• _WORK TO BE COMPLETED_
Gather all lines with "this" from the records.

[Source code of charts]
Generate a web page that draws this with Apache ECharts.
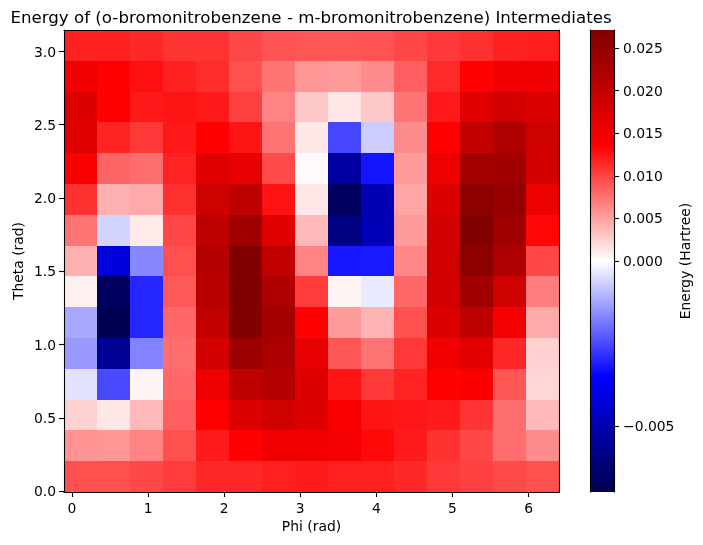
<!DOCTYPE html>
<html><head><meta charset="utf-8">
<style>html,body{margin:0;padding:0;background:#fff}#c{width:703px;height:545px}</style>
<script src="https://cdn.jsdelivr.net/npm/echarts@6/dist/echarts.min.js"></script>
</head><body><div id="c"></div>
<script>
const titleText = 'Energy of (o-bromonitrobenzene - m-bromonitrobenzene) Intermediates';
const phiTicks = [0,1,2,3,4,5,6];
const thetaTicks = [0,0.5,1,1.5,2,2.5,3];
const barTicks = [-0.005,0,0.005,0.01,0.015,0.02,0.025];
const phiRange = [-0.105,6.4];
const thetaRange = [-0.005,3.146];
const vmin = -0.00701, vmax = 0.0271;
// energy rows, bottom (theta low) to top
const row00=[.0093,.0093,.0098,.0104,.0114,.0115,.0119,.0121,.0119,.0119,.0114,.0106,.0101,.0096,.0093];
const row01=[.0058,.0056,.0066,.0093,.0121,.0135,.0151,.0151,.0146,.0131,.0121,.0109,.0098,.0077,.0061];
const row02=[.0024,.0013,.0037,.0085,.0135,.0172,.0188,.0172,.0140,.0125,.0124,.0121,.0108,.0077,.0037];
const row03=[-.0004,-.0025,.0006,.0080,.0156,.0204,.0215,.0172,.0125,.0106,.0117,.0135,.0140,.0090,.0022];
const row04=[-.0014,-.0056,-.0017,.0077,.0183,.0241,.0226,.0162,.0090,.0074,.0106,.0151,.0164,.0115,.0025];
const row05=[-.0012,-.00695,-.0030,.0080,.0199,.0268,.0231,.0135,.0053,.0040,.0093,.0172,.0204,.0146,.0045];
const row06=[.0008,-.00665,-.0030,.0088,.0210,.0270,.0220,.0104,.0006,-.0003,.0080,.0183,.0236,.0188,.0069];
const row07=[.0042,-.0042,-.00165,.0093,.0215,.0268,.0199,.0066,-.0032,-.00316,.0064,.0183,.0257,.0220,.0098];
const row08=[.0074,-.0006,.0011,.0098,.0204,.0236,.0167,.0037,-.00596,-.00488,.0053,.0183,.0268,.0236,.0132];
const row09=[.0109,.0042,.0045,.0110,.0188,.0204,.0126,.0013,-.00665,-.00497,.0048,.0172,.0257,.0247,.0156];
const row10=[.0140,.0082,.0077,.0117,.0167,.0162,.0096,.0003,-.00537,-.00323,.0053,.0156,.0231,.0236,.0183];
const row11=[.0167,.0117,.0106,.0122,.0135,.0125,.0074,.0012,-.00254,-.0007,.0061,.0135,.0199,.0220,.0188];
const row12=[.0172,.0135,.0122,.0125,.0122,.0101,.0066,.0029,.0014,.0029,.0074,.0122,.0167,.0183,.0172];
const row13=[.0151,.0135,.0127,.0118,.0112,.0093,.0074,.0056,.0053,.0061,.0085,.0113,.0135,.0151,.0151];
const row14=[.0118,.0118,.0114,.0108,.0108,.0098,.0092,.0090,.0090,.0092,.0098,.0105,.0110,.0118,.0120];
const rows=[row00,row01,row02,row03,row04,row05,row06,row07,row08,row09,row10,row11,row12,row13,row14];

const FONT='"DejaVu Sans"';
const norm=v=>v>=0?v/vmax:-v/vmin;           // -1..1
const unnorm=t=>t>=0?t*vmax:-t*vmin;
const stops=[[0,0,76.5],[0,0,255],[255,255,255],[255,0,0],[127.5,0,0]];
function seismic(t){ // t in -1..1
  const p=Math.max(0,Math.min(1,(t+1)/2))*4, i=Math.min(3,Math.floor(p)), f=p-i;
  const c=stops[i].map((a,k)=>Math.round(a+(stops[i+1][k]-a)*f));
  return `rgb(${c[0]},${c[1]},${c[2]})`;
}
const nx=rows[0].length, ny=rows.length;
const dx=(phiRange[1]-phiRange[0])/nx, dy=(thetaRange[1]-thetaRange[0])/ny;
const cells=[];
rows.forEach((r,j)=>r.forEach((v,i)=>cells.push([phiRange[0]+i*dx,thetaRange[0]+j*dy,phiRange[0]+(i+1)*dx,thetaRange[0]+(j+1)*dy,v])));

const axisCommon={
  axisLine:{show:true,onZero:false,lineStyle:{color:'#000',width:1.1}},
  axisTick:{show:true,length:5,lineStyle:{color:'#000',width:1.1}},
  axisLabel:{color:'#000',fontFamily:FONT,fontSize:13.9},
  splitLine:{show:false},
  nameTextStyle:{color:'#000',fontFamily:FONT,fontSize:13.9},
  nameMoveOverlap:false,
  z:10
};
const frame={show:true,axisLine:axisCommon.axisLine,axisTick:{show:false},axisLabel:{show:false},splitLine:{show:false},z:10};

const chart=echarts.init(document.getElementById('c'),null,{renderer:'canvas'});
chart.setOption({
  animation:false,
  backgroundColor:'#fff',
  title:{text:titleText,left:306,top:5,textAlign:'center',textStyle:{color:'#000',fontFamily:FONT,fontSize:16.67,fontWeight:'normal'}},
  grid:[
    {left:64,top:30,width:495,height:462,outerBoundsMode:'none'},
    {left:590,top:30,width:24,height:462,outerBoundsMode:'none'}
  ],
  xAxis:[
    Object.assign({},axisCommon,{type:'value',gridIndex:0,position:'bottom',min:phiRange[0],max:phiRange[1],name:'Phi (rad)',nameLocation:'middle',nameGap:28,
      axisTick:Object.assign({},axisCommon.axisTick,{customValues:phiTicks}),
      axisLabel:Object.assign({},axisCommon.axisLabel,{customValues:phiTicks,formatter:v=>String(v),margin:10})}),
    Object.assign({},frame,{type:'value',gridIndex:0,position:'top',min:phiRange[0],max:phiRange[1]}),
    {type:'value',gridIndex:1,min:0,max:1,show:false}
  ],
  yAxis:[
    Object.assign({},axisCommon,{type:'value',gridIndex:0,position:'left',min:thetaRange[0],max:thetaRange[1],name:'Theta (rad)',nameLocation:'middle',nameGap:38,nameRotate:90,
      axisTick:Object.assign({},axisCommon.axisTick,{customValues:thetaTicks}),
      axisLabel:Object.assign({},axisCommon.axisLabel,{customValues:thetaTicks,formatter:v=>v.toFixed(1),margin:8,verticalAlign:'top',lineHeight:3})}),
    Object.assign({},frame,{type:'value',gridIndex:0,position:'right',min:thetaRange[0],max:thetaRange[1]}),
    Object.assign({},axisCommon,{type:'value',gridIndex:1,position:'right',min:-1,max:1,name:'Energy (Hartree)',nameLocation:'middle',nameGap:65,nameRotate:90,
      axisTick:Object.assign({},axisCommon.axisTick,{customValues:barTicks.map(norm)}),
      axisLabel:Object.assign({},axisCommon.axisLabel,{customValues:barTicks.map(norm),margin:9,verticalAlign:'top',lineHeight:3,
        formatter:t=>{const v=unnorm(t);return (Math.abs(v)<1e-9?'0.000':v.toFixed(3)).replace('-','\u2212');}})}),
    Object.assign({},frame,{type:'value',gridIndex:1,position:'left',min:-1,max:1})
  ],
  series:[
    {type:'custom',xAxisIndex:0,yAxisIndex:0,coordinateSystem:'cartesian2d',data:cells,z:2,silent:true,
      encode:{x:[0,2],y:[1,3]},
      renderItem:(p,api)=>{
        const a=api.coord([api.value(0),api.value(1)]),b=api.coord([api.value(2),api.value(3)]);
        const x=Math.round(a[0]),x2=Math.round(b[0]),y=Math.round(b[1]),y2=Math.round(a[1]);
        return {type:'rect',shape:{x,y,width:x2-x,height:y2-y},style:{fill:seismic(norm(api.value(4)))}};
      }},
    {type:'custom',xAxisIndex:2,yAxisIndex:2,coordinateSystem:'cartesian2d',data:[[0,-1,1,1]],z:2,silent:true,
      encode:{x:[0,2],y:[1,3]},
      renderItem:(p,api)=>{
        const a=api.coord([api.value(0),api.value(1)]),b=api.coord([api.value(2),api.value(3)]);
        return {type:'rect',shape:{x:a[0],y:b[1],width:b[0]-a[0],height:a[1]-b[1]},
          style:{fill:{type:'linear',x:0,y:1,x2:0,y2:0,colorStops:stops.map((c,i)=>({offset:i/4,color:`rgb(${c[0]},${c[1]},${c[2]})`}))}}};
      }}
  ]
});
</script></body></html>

--

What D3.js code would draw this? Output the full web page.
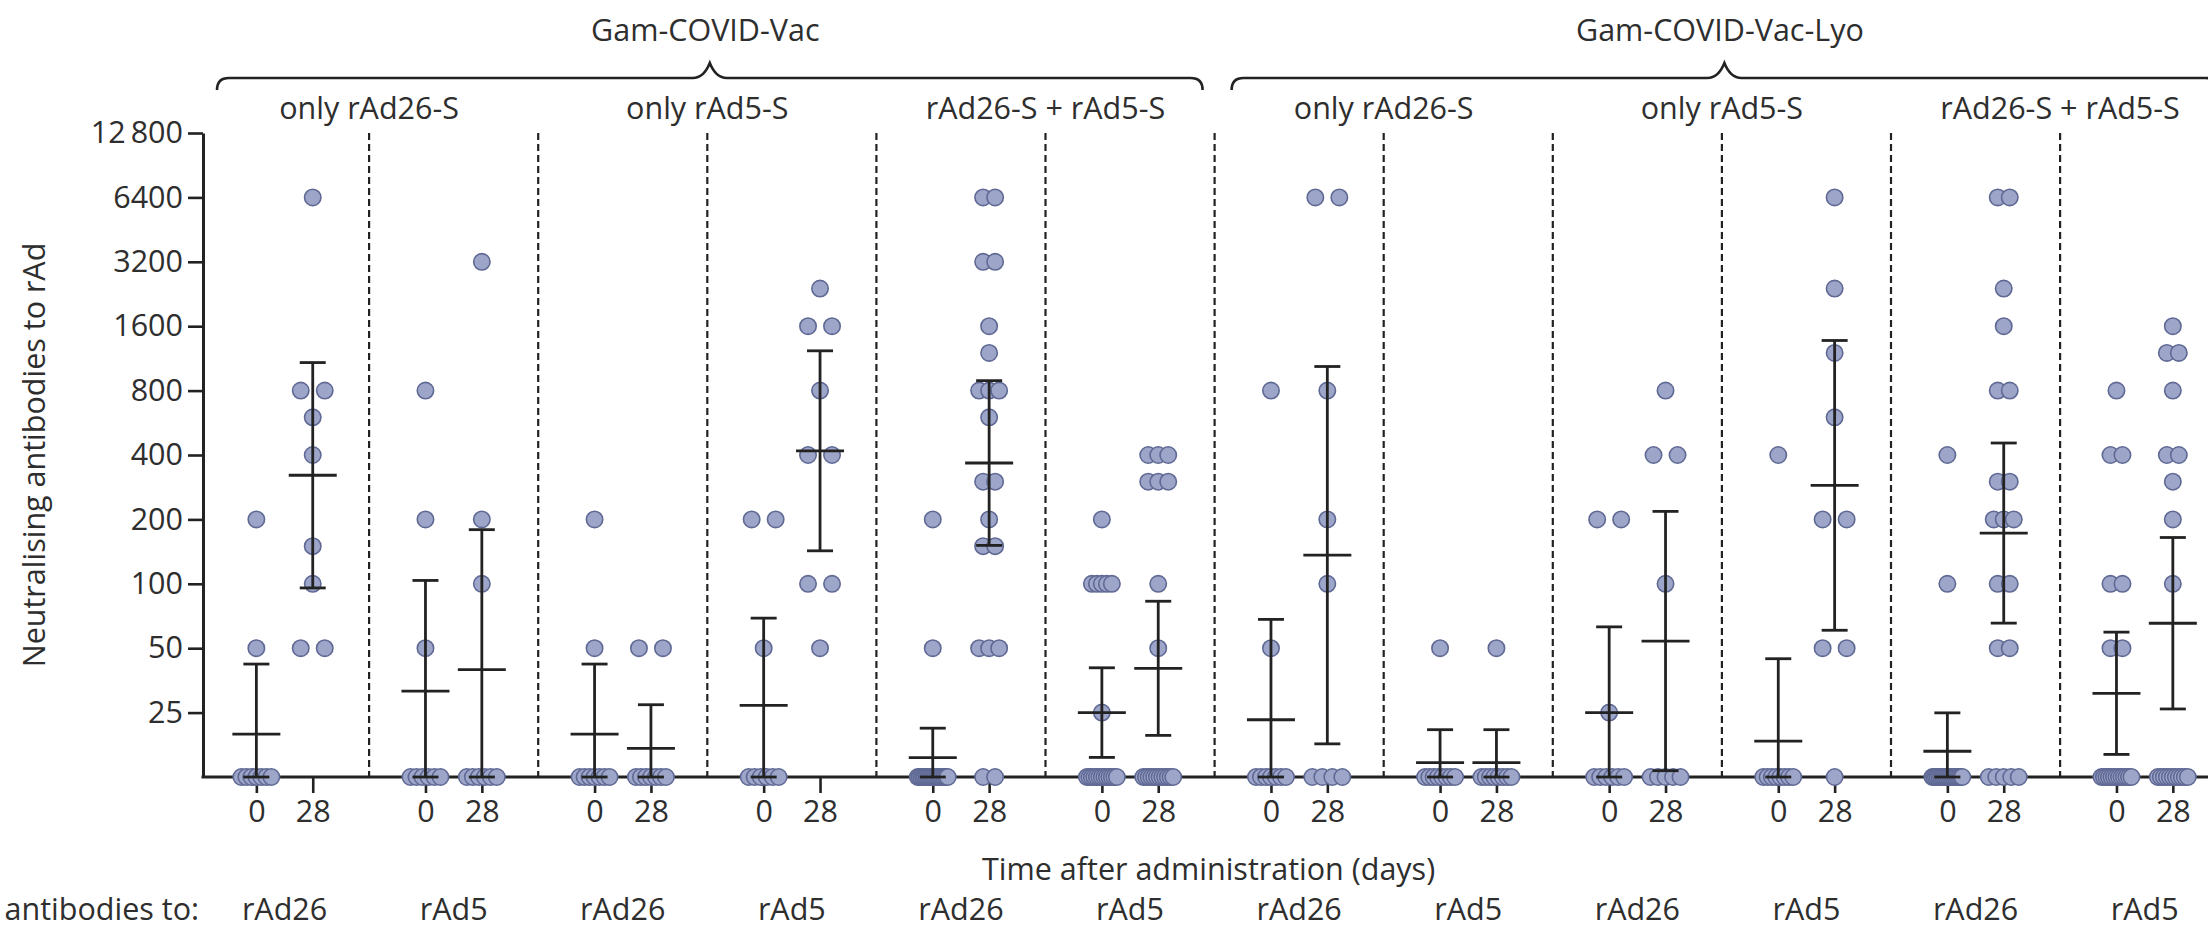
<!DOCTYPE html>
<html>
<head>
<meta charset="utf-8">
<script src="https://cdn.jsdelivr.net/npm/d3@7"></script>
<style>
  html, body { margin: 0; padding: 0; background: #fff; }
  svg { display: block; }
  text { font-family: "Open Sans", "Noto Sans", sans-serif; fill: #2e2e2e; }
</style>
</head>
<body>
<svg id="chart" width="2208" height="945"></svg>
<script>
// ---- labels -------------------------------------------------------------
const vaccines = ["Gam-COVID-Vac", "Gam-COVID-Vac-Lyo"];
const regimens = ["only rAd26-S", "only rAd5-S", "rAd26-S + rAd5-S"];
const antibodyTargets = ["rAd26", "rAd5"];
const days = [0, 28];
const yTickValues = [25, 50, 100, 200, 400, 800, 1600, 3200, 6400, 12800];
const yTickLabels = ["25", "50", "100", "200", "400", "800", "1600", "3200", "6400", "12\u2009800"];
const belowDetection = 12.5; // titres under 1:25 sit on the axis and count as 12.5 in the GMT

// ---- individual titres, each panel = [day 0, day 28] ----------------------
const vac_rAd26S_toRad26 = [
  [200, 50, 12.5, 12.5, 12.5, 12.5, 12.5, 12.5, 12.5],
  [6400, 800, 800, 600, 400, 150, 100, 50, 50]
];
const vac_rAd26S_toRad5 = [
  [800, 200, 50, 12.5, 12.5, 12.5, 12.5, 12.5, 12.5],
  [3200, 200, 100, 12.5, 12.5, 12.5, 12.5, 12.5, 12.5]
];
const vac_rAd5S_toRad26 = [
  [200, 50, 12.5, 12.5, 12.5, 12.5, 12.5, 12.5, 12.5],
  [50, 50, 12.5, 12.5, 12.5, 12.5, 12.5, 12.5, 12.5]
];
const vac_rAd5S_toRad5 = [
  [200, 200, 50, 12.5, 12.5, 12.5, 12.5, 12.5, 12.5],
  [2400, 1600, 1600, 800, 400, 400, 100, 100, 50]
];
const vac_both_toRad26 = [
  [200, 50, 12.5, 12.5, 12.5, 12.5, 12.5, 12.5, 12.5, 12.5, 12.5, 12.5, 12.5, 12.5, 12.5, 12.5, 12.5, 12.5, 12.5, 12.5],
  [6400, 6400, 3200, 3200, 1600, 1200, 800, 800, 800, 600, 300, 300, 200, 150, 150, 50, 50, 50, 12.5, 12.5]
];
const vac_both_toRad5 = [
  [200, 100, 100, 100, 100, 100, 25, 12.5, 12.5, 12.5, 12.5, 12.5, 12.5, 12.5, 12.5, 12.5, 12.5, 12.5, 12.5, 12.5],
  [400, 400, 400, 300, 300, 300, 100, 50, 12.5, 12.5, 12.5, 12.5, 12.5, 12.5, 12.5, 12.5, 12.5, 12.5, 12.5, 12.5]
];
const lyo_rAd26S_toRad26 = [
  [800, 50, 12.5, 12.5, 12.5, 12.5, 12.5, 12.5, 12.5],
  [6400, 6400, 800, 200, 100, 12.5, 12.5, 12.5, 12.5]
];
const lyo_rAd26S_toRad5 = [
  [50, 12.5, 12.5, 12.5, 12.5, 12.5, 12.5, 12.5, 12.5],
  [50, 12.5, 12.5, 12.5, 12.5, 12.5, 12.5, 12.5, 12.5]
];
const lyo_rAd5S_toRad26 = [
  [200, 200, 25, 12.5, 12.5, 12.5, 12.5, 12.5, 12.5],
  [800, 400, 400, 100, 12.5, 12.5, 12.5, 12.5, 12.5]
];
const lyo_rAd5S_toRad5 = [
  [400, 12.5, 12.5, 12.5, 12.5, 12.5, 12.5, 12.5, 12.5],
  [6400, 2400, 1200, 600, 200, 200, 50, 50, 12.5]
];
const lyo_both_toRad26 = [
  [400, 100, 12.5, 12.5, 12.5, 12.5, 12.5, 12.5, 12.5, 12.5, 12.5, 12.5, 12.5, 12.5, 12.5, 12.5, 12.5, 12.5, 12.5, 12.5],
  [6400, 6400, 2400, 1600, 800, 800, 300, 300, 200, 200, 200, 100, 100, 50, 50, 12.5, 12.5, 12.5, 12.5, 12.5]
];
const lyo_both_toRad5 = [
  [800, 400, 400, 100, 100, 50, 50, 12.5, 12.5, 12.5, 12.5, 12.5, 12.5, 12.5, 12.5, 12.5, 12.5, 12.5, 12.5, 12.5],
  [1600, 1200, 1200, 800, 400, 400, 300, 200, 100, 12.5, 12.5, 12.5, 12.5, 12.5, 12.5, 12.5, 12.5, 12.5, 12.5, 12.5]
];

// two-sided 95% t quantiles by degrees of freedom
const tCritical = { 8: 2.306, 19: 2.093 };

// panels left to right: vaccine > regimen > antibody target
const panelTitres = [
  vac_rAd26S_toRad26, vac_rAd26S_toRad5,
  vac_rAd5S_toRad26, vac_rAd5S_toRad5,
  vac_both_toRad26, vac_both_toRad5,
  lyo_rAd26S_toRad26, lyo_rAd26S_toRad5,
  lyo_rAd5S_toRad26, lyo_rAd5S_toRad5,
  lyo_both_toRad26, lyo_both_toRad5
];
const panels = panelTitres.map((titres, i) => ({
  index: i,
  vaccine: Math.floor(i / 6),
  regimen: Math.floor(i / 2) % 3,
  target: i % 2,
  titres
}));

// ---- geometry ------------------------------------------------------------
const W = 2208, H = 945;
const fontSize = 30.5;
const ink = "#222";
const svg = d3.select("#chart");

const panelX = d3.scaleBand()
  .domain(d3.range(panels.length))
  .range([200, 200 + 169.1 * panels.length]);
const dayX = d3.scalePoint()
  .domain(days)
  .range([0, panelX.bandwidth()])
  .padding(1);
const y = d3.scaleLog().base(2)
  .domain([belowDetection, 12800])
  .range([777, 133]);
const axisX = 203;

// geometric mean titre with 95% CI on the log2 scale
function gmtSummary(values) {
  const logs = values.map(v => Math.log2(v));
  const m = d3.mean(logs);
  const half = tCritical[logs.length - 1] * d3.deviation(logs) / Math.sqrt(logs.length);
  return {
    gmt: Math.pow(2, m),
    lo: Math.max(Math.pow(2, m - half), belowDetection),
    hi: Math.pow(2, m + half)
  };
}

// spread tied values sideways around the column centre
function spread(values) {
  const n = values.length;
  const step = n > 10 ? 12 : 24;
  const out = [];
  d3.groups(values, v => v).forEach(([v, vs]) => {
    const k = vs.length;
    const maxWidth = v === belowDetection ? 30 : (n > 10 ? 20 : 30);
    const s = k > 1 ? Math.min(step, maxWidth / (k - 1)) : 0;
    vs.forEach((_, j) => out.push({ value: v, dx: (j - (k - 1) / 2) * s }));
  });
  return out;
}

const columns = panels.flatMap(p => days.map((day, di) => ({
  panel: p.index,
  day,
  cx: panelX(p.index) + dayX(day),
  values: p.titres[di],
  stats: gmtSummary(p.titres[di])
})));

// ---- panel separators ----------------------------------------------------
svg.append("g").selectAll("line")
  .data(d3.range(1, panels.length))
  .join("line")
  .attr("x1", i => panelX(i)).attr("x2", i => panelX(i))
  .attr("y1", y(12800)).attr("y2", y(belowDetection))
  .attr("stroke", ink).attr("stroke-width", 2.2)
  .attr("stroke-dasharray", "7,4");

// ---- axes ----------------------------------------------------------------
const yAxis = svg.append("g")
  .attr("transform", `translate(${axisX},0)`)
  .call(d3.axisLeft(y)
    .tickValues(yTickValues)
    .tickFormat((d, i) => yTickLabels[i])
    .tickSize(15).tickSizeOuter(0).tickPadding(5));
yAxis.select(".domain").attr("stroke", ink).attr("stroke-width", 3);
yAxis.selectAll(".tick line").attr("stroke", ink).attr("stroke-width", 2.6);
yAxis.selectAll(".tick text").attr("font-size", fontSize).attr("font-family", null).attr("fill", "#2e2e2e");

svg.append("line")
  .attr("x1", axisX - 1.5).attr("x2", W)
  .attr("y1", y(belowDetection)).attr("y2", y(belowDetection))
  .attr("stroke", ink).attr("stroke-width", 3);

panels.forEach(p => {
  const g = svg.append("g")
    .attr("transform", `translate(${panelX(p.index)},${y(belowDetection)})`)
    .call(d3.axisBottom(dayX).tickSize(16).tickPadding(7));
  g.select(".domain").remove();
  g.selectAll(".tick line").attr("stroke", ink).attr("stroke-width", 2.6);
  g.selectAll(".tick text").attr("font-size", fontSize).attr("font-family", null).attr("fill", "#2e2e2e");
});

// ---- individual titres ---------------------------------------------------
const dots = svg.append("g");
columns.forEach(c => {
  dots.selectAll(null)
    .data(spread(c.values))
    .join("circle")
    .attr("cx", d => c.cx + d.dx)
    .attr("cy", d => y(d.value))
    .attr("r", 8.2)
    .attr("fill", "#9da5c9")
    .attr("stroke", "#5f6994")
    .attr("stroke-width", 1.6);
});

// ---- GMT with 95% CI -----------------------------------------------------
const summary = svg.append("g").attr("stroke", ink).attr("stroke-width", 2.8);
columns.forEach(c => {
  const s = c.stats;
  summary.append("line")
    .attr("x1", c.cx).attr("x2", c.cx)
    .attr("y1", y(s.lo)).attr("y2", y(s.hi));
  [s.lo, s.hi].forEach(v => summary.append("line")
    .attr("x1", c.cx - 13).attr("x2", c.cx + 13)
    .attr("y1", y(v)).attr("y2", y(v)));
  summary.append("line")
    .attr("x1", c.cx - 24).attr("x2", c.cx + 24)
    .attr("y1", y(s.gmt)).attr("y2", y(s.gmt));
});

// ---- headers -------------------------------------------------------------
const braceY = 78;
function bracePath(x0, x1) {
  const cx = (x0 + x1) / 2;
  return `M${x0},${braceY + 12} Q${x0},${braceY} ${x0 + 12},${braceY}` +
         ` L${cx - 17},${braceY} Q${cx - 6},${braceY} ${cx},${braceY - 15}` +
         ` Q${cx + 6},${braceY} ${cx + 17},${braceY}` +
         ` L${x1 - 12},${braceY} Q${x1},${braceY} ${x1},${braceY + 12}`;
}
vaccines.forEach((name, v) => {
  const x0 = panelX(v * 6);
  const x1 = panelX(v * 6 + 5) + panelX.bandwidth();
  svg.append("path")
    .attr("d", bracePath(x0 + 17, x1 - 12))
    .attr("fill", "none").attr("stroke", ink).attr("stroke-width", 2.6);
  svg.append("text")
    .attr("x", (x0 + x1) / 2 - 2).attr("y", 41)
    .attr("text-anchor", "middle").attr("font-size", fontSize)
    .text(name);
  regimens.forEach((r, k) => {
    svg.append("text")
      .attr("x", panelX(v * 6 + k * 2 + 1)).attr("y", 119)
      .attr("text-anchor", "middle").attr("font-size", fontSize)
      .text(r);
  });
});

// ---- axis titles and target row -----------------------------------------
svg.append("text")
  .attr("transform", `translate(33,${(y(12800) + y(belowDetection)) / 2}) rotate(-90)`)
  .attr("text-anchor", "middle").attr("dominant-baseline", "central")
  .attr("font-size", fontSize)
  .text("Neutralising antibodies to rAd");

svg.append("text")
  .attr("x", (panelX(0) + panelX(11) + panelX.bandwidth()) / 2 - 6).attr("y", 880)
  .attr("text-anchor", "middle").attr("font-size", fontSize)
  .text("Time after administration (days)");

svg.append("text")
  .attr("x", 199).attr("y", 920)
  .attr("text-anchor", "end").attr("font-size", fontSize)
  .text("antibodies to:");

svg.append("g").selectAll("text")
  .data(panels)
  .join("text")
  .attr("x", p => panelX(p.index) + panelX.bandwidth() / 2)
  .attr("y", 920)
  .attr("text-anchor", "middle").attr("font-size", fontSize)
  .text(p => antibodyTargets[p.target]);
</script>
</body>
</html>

• _EXERCISE OUTPUT_
Generate a web page that draws this with Apache ECharts.
What D3.js code would draw this? Output the full web page.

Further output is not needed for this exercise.